Ever since rural Franklin resident Mary Henderson had her credit card information stolen a few years ago, she’s been on high alert for scammers. She has to be, since Henderson gets at least one scam phone call per month, she said. This week she reported one to the Johnson County Sheriff’s Office after a man called telling her she won second prize in the Publisher’s Clearing House drawing and could pick between $35,000 or a car — if she paid the 1 percent taxes on the prize.
The caller was one of the most convincing scammers she’s heard, but there were immediate red flags in his pitch. The Publisher’s Clearing House drawing isn’t until February, he called her “Miss Mary,” which seemed odd, and asked her to go to CVS to get a pre-paid debit card.
“I said ‘You’re a crook and a thief and liar’ and I don’t want my fellow seniors or anyone to fall for that. I try to be on the ball for that and want other people to know what’s going on, and we have to be very careful when we don’t know who it is,” Henderson said.
But the scams are made to be convincing. Police have investigated scams before where seniors kept sending money because they trusted the calls from their supposed grandchildren more than police, Cox said. If people aren’t sure whether a call is a scam or not, take down as much information you can, including a phone number, and then call police, Cox said.
Police likely can’t do much to help you get your money back if you fall for the scam, so they’d rather you call and ask them to check out a suspicious call first, he said.
That’s what Center Grove area resident Carl Berlier did when he was bothered by a phone call. A man left a message that said he was from state police and had a warrant for Berlier’s arrest and left a phone number of an attorney to call. Berlier was pretty sure it was a scam, because his son was an Indiana State Police trooper and he found it suspicious the caller didn’t say what state they were from and also didn’t say Berlier’s name in the message.

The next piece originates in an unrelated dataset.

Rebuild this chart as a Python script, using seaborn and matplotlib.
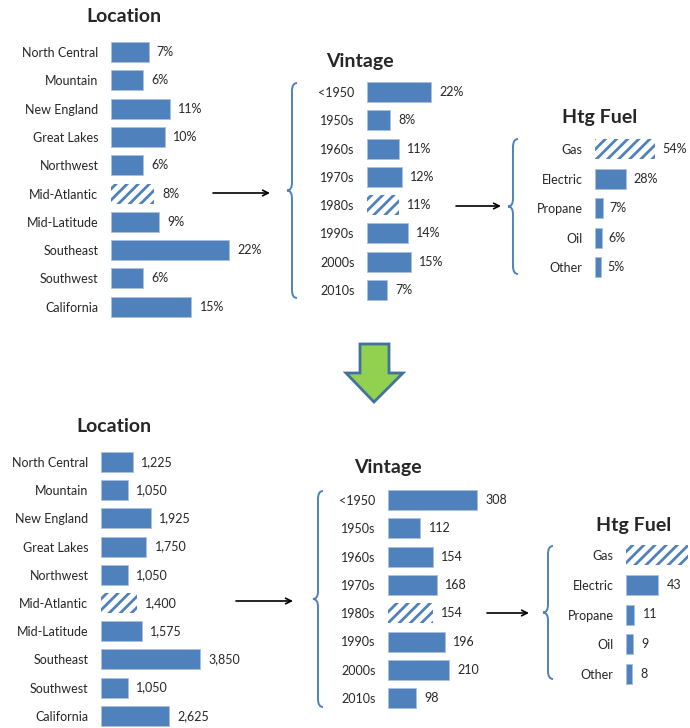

“If I got a warrant and there’s a legal action I would probably get a registered letter in the mail. But it bothered me,” Berlier said. “So I didn’t call the number and I was going to blow the whole thing off, but then I was thinking about it again and that’s when I decided to call the sheriff.”
A deputy listened to the message, told Berlier it was a scam and ran his driver’s license information to check for any outstanding warrants. His record was, of course, clean and Berlier got the peace of mind he needed to put the scam to rest.